Exercise objective | Take the lines from the top down to and including the one with "colors = ['#5B9BD5', '#ED7D31', '#A5A5A5', '#FFC000']" and repeat them exactly. Omit images.

Data section |

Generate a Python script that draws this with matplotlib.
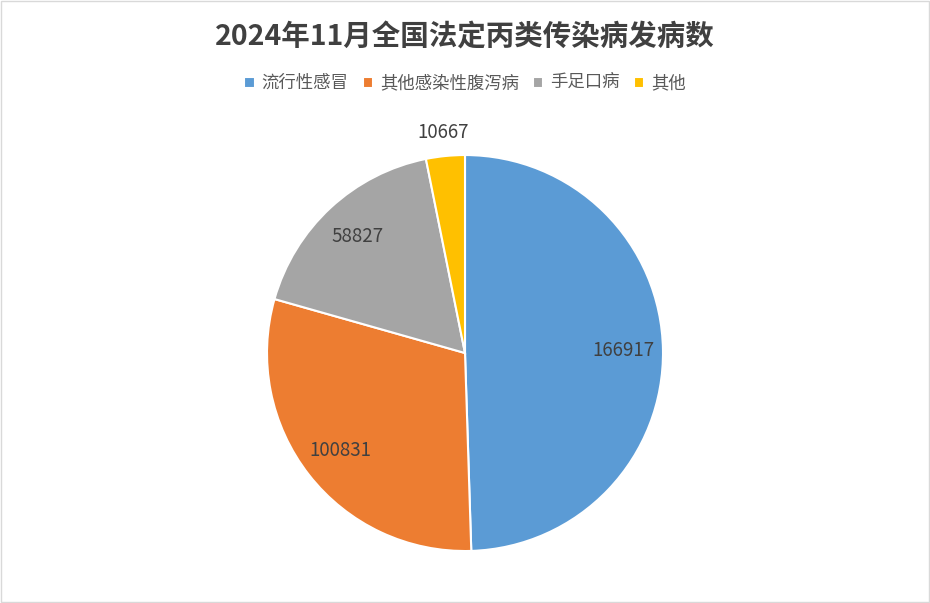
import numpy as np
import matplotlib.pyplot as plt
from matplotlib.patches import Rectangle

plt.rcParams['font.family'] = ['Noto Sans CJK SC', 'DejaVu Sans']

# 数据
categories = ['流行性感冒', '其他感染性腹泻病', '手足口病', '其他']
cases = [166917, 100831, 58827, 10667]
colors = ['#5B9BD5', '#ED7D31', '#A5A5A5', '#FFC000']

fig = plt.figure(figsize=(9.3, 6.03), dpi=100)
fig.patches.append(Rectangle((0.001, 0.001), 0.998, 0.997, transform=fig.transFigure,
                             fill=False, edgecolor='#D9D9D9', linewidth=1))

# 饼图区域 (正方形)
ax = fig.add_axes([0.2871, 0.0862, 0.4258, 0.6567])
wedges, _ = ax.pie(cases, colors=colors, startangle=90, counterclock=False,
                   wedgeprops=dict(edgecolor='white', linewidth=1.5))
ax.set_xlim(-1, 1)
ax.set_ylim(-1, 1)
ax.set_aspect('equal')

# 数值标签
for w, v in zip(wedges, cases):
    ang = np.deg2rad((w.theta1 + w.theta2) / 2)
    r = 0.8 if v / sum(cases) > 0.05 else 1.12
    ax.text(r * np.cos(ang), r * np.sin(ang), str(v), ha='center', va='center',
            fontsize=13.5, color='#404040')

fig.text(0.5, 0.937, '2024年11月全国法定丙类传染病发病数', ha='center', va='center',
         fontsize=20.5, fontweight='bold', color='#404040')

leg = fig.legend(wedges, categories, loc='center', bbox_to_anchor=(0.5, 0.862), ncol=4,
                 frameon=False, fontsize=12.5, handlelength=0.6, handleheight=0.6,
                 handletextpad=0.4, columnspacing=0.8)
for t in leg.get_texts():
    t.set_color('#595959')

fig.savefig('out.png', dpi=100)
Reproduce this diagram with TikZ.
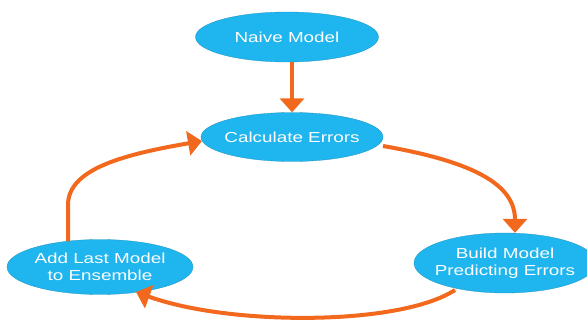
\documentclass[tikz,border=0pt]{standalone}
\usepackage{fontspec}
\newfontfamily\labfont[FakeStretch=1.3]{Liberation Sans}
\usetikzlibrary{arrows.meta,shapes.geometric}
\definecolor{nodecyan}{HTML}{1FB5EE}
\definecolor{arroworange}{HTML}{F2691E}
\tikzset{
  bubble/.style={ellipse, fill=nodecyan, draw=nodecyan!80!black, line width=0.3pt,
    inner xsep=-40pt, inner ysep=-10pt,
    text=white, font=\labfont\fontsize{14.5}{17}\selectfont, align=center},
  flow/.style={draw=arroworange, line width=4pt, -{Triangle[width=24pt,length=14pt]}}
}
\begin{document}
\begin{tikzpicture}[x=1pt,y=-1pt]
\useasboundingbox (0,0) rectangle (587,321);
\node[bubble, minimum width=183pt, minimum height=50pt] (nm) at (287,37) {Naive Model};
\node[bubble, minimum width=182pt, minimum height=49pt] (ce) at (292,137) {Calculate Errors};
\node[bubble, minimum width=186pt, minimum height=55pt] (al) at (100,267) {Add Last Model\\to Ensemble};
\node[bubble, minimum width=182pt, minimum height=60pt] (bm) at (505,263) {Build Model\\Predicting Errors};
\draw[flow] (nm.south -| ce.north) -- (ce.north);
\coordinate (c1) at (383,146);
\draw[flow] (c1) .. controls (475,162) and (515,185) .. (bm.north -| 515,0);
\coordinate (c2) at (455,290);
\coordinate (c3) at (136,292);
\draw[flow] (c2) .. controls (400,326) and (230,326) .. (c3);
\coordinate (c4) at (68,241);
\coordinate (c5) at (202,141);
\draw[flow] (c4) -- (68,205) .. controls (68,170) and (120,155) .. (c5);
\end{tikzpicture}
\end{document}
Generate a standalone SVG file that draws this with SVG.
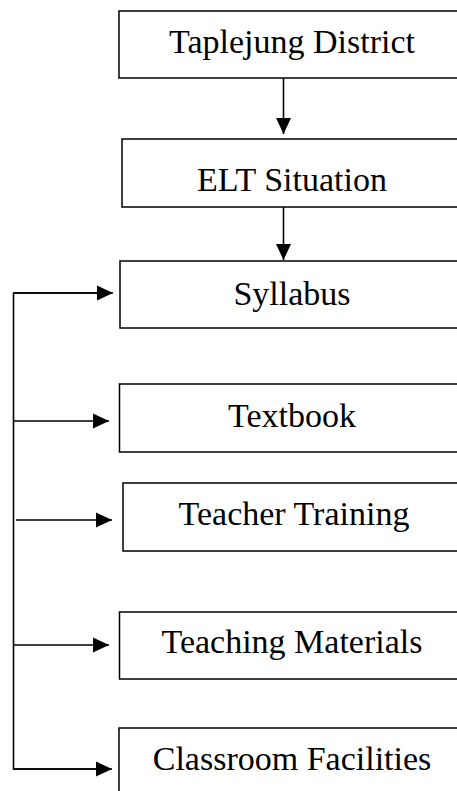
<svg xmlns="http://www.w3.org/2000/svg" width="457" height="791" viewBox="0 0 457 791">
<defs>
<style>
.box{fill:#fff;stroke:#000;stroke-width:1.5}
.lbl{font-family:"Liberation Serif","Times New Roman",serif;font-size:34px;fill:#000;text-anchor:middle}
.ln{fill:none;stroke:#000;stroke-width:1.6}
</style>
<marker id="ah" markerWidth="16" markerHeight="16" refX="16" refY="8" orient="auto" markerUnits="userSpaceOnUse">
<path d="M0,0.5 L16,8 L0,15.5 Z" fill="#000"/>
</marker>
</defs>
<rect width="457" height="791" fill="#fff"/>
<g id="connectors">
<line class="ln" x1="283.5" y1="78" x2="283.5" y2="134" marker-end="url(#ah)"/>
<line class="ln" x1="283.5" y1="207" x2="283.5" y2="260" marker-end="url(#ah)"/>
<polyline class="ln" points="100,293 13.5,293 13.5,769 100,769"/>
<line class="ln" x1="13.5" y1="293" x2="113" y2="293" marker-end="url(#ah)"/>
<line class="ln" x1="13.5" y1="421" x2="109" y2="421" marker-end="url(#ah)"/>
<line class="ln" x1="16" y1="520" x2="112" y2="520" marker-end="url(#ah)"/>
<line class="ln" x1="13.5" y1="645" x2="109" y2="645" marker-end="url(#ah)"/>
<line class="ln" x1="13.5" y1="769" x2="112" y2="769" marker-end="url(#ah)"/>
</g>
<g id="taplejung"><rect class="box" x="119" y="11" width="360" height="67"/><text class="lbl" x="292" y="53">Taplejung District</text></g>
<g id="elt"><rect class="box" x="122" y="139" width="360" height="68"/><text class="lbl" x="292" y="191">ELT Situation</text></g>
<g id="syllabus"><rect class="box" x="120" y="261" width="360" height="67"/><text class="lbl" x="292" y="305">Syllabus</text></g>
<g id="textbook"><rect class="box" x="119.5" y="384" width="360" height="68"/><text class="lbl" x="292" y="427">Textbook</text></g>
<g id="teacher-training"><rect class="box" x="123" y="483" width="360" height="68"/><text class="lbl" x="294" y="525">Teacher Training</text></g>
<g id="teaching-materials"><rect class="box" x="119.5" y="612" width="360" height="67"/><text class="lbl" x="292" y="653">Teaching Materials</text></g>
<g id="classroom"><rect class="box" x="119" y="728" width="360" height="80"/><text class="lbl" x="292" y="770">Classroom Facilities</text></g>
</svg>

Exercise result |
Generate a Python script that draws this with matplotlib.
import numpy as np
import matplotlib.pyplot as plt
from matplotlib.patches import Rectangle

plt.rcParams['font.family'] = ['Noto Sans CJK SC', 'DejaVu Sans']

# 数据
categories = ['流行性感冒', '其他感染性腹泻病', '手足口病', '其他']
cases = [166917, 100831, 58827, 10667]
colors = ['#5B9BD5', '#ED7D31', '#A5A5A5', '#FFC000']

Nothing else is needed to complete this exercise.